### Stated goal
The listing below begins with the first line you should copy; stop after the line containing "Legend, XAxis, YAxis", and drop every picture.

[Items listed in a dataset]
— Start —
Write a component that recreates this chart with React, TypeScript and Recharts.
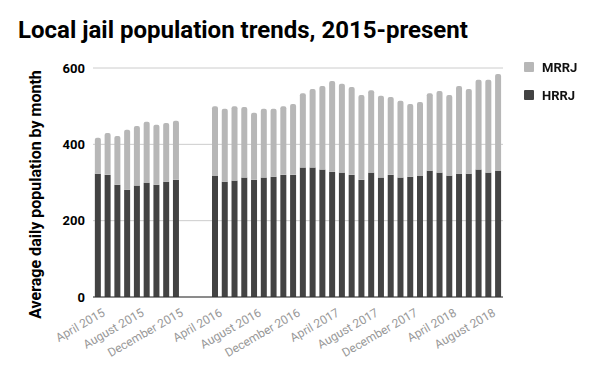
import { Bar, BarChart, CartesianGrid, Legend, XAxis, YAxis } from "recharts";

const months = [
  "April 2015", "May 2015", "June 2015", "July 2015", "August 2015", "September 2015",
  "October 2015", "November 2015", "December 2015", "January 2016", "February 2016", "March 2016",
  "April 2016", "May 2016", "June 2016", "July 2016", "August 2016", "September 2016",
  "October 2016", "November 2016", "December 2016", "January 2017", "February 2017", "March 2017",
  "April 2017", "May 2017", "June 2017", "July 2017", "August 2017", "September 2017",
  "October 2017", "November 2017", "December 2017", "January 2018", "February 2018", "March 2018",
  "April 2018", "May 2018", "June 2018", "July 2018", "August 2018", "September 2018",
];

const hrrj = [
  323, 320, 294, 281, 292, 299, 294, 302, 307, null, null, null,
  318, 302, 305, 313, 307, 313, 315, 320, 320, 339, 339, 334,
  328, 326, 320, 307, 326, 313, 320, 313, 315, 318, 331, 326,
  318, 323, 323, 334, 326, 331,
];

const mrrj = [
  94, 110, 128, 157, 156, 160, 157, 154, 155, null, null, null,
  182, 191, 195, 185, 176, 180, 178, 180, 186, 195, 206, 219,
  238, 233, 230, 222, 216, 214, 204, 201, 191, 193, 203, 214,
  211, 230, 222, 235, 243, 253,
];

const yTicks = [0, 200, 400, 600];

const DARK = "#434343";
const LIGHT = "#b7b7b7";
const FONT = "Roboto, 'Noto Sans', sans-serif";

const data = months.map((month, i) => ({ month, HRRJ: hrrj[i], MRRJ: mrrj[i] }));

function MonthTick(props: any) {
  const { x, y, payload } = props;
  return (
    <text
      x={x + 8}
      y={y + 10}
      textAnchor="end"
      fill="#999999"
      fontSize={12}
      fontFamily={FONT}
      transform={`rotate(-30, ${x + 8}, ${y + 10})`}
    >
      {payload.value}
    </text>
  );
}

function LegendBox() {
  const items = [
    { name: "MRRJ", color: LIGHT },
    { name: "HRRJ", color: DARK },
  ];
  return (
    <div style={{ fontFamily: FONT }}>
      {items.map((it) => (
        <div key={it.name} style={{ display: "flex", alignItems: "center", height: 28 }}>
          <span style={{ width: 10, height: 10, background: it.color, borderRadius: 1, marginRight: 8 }} />
          <span style={{ fontSize: 13, fontWeight: 700, color: "#111" }}>{it.name}</span>
        </div>
      ))}
    </div>
  );
}

export default function App() {
  return (
    <div style={{ position: "fixed", left: 0, top: 0, width: 600, height: 371, background: "#fff", fontFamily: FONT }}>
      <div style={{ position: "absolute", left: 18, top: 16, fontSize: 24, fontWeight: 700, color: "#000", whiteSpace: "nowrap" }}>
        Local jail population trends, 2015-present
      </div>
      <BarChart
        width={600}
        height={371}
        data={data}
        margin={{ top: 68, right: 97, left: 0, bottom: 4 }}
        barCategoryGap="19%"
      >
        <CartesianGrid vertical={false} stroke="#cccccc" />
        <XAxis
          dataKey="month"
          interval={3}
          height={70}
          tick={<MonthTick />}
          tickLine={false}
          axisLine={{ stroke: "#333333" }}
        />
        <YAxis
          width={93}
          domain={[0, 600]}
          ticks={yTicks}
          tickLine={false}
          axisLine={false}
          tick={{ fill: "#000", fontSize: 13, fontWeight: 700, fontFamily: FONT }}
          label={{
            value: "Average daily population by month",
            angle: -90,
            position: "insideLeft",
            dy: 12,
            dx: 30,
            style: { fontSize: 16, fontWeight: 700, fill: "#000", fontFamily: FONT, textAnchor: "middle" },
          }}
        />
        <Legend
          layout="vertical"
          verticalAlign="middle"
          align="center"
          wrapperStyle={{ left: 524, top: 53, width: 80 }}
          content={<LegendBox />}
        />
        <Bar dataKey="HRRJ" stackId="a" fill={DARK} isAnimationActive={false} />
        <Bar dataKey="MRRJ" stackId="a" fill={LIGHT} radius={[2, 2, 0, 0]} isAnimationActive={false} />
      </BarChart>
    </div>
  );
}
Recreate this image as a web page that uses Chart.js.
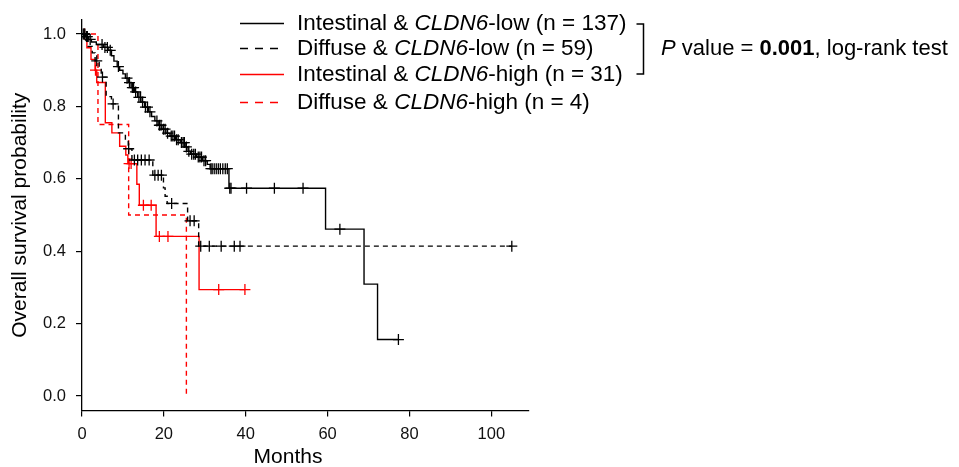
<!DOCTYPE html>
<html>
<head>
<meta charset="utf-8">
<script src="https://cdn.jsdelivr.net/npm/chart.js@4.4.1/dist/chart.umd.min.js"></script>
<style>
body { margin: 0; background: #fff; }
#wrap { position: relative; width: 959px; height: 467px; font-family: "Liberation Sans", Arial, sans-serif; color: #000; }
#chart { position: absolute; left: 0; top: 0; }
.row { position: absolute; left: 240px; height: 26px; line-height: 26px; font-size: 22.5px; white-space: nowrap; }
.row svg { position: absolute; left: 0; top: 12px; }
.row span { position: absolute; left: 57px; top: 0; }
#pval { position: absolute; left: 661px; top: 35px; height: 26px; line-height: 26px; font-size: 22px; white-space: nowrap; }
#bracket { position: absolute; left: 0; top: 0; }
#xtitle { position: absolute; left: 0; width: 576px; top: 443px; height: 26px; line-height: 26px; font-size: 21px; text-align: center; }
</style>
</head>
<body>
<div id="wrap">
  <canvas id="chart" width="959" height="467"></canvas>
  <svg id="bracket" width="959" height="467"><path d="M636.5 24 H643.5 V74 H636.5" fill="none" stroke="#000" stroke-width="1.5"/></svg>
  <div id="legend"></div>
  <div id="pval"><i>P</i> value = <b>0.001</b>, log-rank test</div>
  <div id="xtitle">Months</div>
</div>
<script>
// Kaplan-Meier curves: event times (months) and survival after each event, plus censor times
const intLowTimes = [0.8, 1.6, 2.3, 3.5, 5.2, 6.4, 7.2, 7.8, 8.6, 9.2, 10.0, 10.6, 11.3, 12.0, 12.8, 13.6, 14.4, 15.3, 16.2, 17.0, 17.8, 18.6, 19.5, 20.5, 21.5, 22.8, 24.0, 25.2, 25.9, 26.5, 28.0, 29.4, 30.6, 31.3, 35.9, 59.5, 68.9, 72.2];
const intLowSurv = [0.993, 0.985, 0.978, 0.971, 0.963, 0.955, 0.940, 0.925, 0.910, 0.900, 0.890, 0.878, 0.866, 0.852, 0.840, 0.825, 0.812, 0.798, 0.785, 0.772, 0.760, 0.748, 0.737, 0.726, 0.718, 0.708, 0.700, 0.688, 0.676, 0.668, 0.660, 0.650, 0.640, 0.628, 0.574, 0.461, 0.309, 0.156];
const intLowCensor = [0.3, 0.5, 0.7, 1.1, 1.3, 2.0, 4.9, 5.6, 6.2, 6.9, 8.9, 11.0, 11.6, 12.3, 12.6, 13.1, 13.9, 14.3, 14.8, 15.5, 16.0, 16.6, 18.3, 18.9, 19.3, 19.9, 20.3, 20.9, 21.8, 22.2, 22.6, 23.1, 23.5, 24.3, 24.7, 25.0, 25.5, 26.1, 26.8, 27.3, 27.7, 28.4, 28.8, 29.2, 29.8, 30.2, 31.5, 31.8, 32.3, 32.8, 33.3, 33.8, 34.4, 35.0, 35.5, 36.1, 36.4, 40.2, 47.0, 54.0, 63.0, 77.3];

const diffLowTimes = [0.5, 1.5, 2.5, 3.2, 4.2, 4.7, 5.9, 7.2, 8.9, 10.6, 11.3, 12.2, 17.3, 19.9, 20.3, 20.8, 25.8, 28.5];
const diffLowSurv = [0.983, 0.966, 0.948, 0.926, 0.904, 0.881, 0.827, 0.807, 0.727, 0.706, 0.683, 0.652, 0.610, 0.575, 0.552, 0.532, 0.484, 0.414];
const diffLowCensor = [3.6, 5.0, 7.6, 11.4, 12.8, 13.6, 14.5, 15.4, 16.4, 17.8, 18.6, 19.4, 21.9, 26.4, 27.4, 29.0, 31.1, 34.0, 37.2, 38.6, 105.0];

const intHighTimes = [1.2, 2.2, 3.2, 3.6, 5.7, 7.3, 9.2, 10.7, 11.2, 13.4, 14.0, 18.1, 28.6];
const intHighSurv = [0.962, 0.930, 0.900, 0.866, 0.755, 0.727, 0.690, 0.666, 0.642, 0.585, 0.527, 0.441, 0.294];
const intHighCensor = [0.6, 3.3, 11.5, 12.0, 15.0, 16.9, 18.9, 21.0, 33.4, 39.8];

const diffHighTimes = [3.9, 11.4, 25.5];
const diffHighSurv = [0.75, 0.5, 0];
const diffHighCensor = [];

const xTicks = [0, 20, 40, 60, 80, 100];
const yTicks = [0, 0.2, 0.4, 0.6, 0.8, 1.0];

const groups = [
    { label: 'Intestinal & <i>CLDN6</i>-low (n = 137)', times: intLowTimes, surv: intLowSurv, censor: intLowCensor, color: '#000000', dash: [] },
    { label: 'Diffuse & <i>CLDN6</i>-low (n = 59)', times: diffLowTimes, surv: diffLowSurv, censor: diffLowCensor, color: '#000000', dash: [5, 4] },
    { label: 'Intestinal & <i>CLDN6</i>-high (n = 31)', times: intHighTimes, surv: intHighSurv, censor: intHighCensor, color: '#ff0000', dash: [] },
    { label: 'Diffuse & <i>CLDN6</i>-high (n = 4)', times: diffHighTimes, surv: diffHighSurv, censor: diffHighCensor, color: '#ff0000', dash: [5, 4] }
];

function survAt(g, t) {
    let s = 1;
    for (let i = 0; i < g.times.length; i++) {
        if (g.times[i] <= t) s = g.surv[i];
    }
    return s;
}

function stepPoints(g) {
    const pts = [{ x: 0, y: 1 }];
    g.times.forEach((t, i) => pts.push({ x: t, y: g.surv[i] }));
    const lastT = Math.max(g.times[g.times.length - 1], ...g.censor);
    if (lastT > g.times[g.times.length - 1]) pts.push({ x: lastT, y: survAt(g, lastT) });
    return pts;
}

const datasets = [];
groups.forEach(g => {
    datasets.push({
        data: stepPoints(g),
        stepped: 'before',
        borderColor: g.color,
        borderWidth: 1.4,
        borderDash: g.dash,
        pointRadius: 0,
        fill: false
    });
    datasets.push({
        data: g.censor.map(t => ({ x: t, y: survAt(g, t) })),
        showLine: false,
        pointStyle: 'cross',
        pointRadius: 5.5,
        pointBorderWidth: 1.3,
        pointBorderColor: g.color,
        borderColor: g.color
    });
});

// legend rows (html so CLDN6 can be italic)
const rowCenters = [22.5, 48, 74, 102];
const legend = document.getElementById('legend');
groups.forEach((g, i) => {
    const row = document.createElement('div');
    row.className = 'row';
    row.style.top = (rowCenters[i] - 13) + 'px';
    const dashAttr = g.dash.length ? ' stroke-dasharray="8,7"' : '';
    row.innerHTML = '<svg width="44" height="3"><line x1="0" y1="1.5" x2="44" y2="1.5" stroke="' + g.color + '" stroke-width="1.6"' + dashAttr + '/></svg><span>' + g.label + '</span>';
    legend.appendChild(row);
});

const font = { family: '"Liberation Sans", Arial, sans-serif', size: 16.5 };
const ctx = document.getElementById('chart').getContext('2d');
const kmChart = new Chart(ctx, {
    type: 'line',
    data: { datasets: datasets },
    options: {
        responsive: false,
        animation: false,
        devicePixelRatio: 1,
        layout: { padding: { top: 12, right: 430, bottom: 0, left: 0 } },
        plugins: { legend: { display: false }, tooltip: { enabled: false } },
        scales: {
            x: {
                type: 'linear',
                min: 0,
                max: 109.2,
                afterBuildTicks: s => { s.ticks = xTicks.map(v => ({ value: v })); },
                afterFit: s => { s.height = 56.5; },
                grid: { drawOnChartArea: false, tickLength: 6, color: '#000', lineWidth: 1.2 },
                border: { color: '#000', width: 1.3 },
                ticks: { font: font, color: '#111', padding: 8, maxRotation: 0, callback: v => String(v) }
            },
            y: {
                type: 'linear',
                min: -0.04,
                max: 1.039,
                afterBuildTicks: s => { s.ticks = yTicks.map(v => ({ value: v })); },
                afterFit: s => { s.width = 82; },
                grid: { drawOnChartArea: false, tickLength: 6, color: '#000', lineWidth: 1.2 },
                border: { color: '#000', width: 1.3 },
                ticks: { font: font, color: '#111', padding: 10, callback: v => v.toFixed(1) },
                title: {
                    display: true,
                    text: 'Overall survival probability',
                    color: '#000',
                    font: { family: '"Liberation Sans", Arial, sans-serif', size: 21, lineHeight: 1.2 },
                    padding: { top: 8, bottom: 0 }
                }
            }
        }
    }
});
</script>
</body>
</html>
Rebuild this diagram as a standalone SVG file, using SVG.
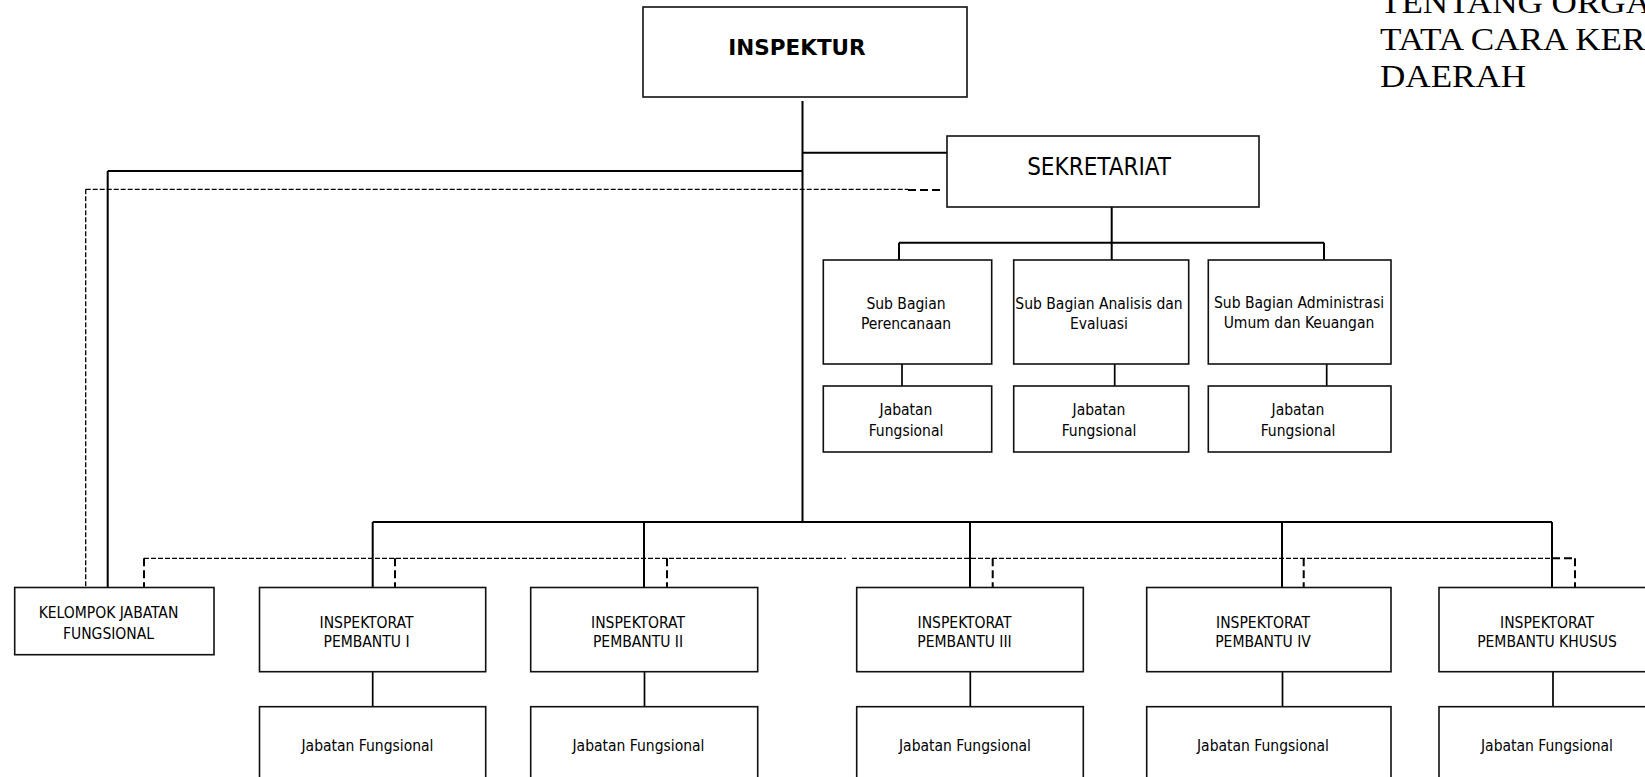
<svg xmlns="http://www.w3.org/2000/svg" width="1645" height="777" viewBox="0 0 1645 777">
<style>
.box{fill:#fff;stroke:#111;stroke-width:1.6}
.t{font-family:"DejaVu Sans Condensed","DejaVu Sans",sans-serif;font-stretch:condensed;font-size:15.5px;fill:#000;text-anchor:middle}
.big{font-size:24px}
.bold{font-family:"DejaVu Sans",sans-serif;font-weight:bold;font-size:21.5px;font-stretch:normal}
.head{font-family:"Liberation Serif",serif;font-size:32.5px;fill:#000}
.solid{stroke:#000;stroke-width:2;fill:none}
.thin{stroke:#000;stroke-width:1.7;fill:none}
.dash{stroke:#000;stroke-width:1.3;stroke-dasharray:5 2;fill:none}
.dashk{stroke:#000;stroke-width:2;stroke-dasharray:8 4;fill:none}
</style>
<rect width="1645" height="777" fill="#fff"/>
<g id="heading" transform="translate(1380 0) scale(1.08 1)">
<text class="head" x="0" y="13">TENTANG ORGAN</text>
<text class="head" x="0" y="50">TATA CARA KERJA</text>
<text class="head" x="0" y="87">DAERAH</text>
</g>
<g id="connectors">
<path class="solid" d="M802.5 101V522M802.5 152.7H947M107.7 171H802.5M107.7 171V587.5"/>
<path class="dash" d="M85.7 189.3H908M85.7 189.3V587.5"/>
<path class="dashk" d="M908 190H940"/>
<path class="solid" d="M1111.7 207V260M899 242.7H1324M899 242.7V260M1324 242.7V260"/>
<path class="thin" d="M902 364V386M1114.7 364V386M1326.7 364V386"/>
<path class="solid" d="M372.7 522H1552M372.7 522V587.5M644 522V587.5M970 522V587.5M1282 522V587.5M1552 522V587.5"/>
<path class="dash" d="M144 558.3H846M852 558.3H1552"/>
<path class="dashk" d="M1552 558.3H1575M144 558.3V587.5M395 558.3V587.5M667 558.3V587.5M992.7 558.3V587.5M1303.7 558.3V587.5M1575 558.3V587.5"/>
<path class="thin" d="M372.7 671.7V706.7M644.5 671.7V706.7M970.3 671.7V706.7M1282.5 671.7V706.7M1553 671.7V706.7"/>
</g>
<g id="inspektur">
<rect class="box" x="643" y="7" width="324" height="90"/>
<text class="t bold" x="797" y="55">INSPEKTUR</text>
</g>
<g id="sekretariat">
<rect class="box" x="947" y="136" width="312" height="71"/>
<text class="t big" x="1099" y="175">SEKRETARIAT</text>
</g>
<g id="sub-perencanaan">
<rect class="box" x="823.3" y="260" width="168.4" height="104"/>
<text class="t" x="906" y="309">Sub Bagian</text>
<text class="t" x="906" y="329">Perencanaan</text>
</g>
<g id="sub-analisis">
<rect class="box" x="1013.7" y="260" width="175" height="104"/>
<text class="t" x="1099" y="309">Sub Bagian Analisis dan</text>
<text class="t" x="1099" y="329">Evaluasi</text>
</g>
<g id="sub-administrasi">
<rect class="box" x="1208.3" y="260" width="182.7" height="104"/>
<text class="t" x="1299" y="308">Sub Bagian Administrasi</text>
<text class="t" x="1299" y="328">Umum dan Keuangan</text>
</g>
<g id="jf-perencanaan">
<rect class="box" x="823.3" y="386" width="168.4" height="66"/>
<text class="t" x="906" y="415">Jabatan</text>
<text class="t" x="906" y="436">Fungsional</text>
</g>
<g id="jf-analisis">
<rect class="box" x="1013.7" y="386" width="175" height="66"/>
<text class="t" x="1099" y="415">Jabatan</text>
<text class="t" x="1099" y="436">Fungsional</text>
</g>
<g id="jf-administrasi">
<rect class="box" x="1208.3" y="386" width="182.7" height="66"/>
<text class="t" x="1298" y="415">Jabatan</text>
<text class="t" x="1298" y="436">Fungsional</text>
</g>
<g id="kelompok">
<rect class="box" x="14.7" y="587.5" width="199.3" height="67.2"/>
<text class="t" x="108.5" y="618.3">KELOMPOK JABATAN</text>
<text class="t" x="108.5" y="639">FUNGSIONAL</text>
</g>
<g id="ip1">
<rect class="box" x="259.5" y="587.5" width="226.2" height="84.2"/>
<text class="t" x="366.5" y="627.7">INSPEKTORAT</text>
<text class="t" x="366.5" y="647.3">PEMBANTU I</text>
</g>
<g id="ip2">
<rect class="box" x="530.7" y="587.5" width="227" height="84.2"/>
<text class="t" x="638" y="627.7">INSPEKTORAT</text>
<text class="t" x="638" y="647.3">PEMBANTU II</text>
</g>
<g id="ip3">
<rect class="box" x="856.7" y="587.5" width="226.6" height="84.2"/>
<text class="t" x="964.5" y="627.7">INSPEKTORAT</text>
<text class="t" x="964.5" y="647.3">PEMBANTU III</text>
</g>
<g id="ip4">
<rect class="box" x="1146.7" y="587.5" width="244.3" height="84.2"/>
<text class="t" x="1263" y="627.7">INSPEKTORAT</text>
<text class="t" x="1263" y="647.3">PEMBANTU IV</text>
</g>
<g id="ipk">
<rect class="box" x="1439" y="587.5" width="226" height="84.2"/>
<text class="t" x="1547" y="627.7">INSPEKTORAT</text>
<text class="t" x="1547" y="647.3">PEMBANTU KHUSUS</text>
</g>
<g id="jf1">
<rect class="box" x="259.5" y="706.7" width="226.2" height="90"/>
<text class="t" x="367.5" y="751">Jabatan Fungsional</text>
</g>
<g id="jf2">
<rect class="box" x="530.7" y="706.7" width="227" height="90"/>
<text class="t" x="638.5" y="751">Jabatan Fungsional</text>
</g>
<g id="jf3">
<rect class="box" x="856.7" y="706.7" width="226.6" height="90"/>
<text class="t" x="965" y="751">Jabatan Fungsional</text>
</g>
<g id="jf4">
<rect class="box" x="1146.7" y="706.7" width="244.3" height="90"/>
<text class="t" x="1263" y="751">Jabatan Fungsional</text>
</g>
<g id="jfk">
<rect class="box" x="1439" y="706.7" width="226" height="90"/>
<text class="t" x="1547" y="751">Jabatan Fungsional</text>
</g>
</svg>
— End —
### Result
Write a component that recreates this chart with React, TypeScript and Recharts.
import { Bar, BarChart, CartesianGrid, Legend, XAxis, YAxis } from "recharts";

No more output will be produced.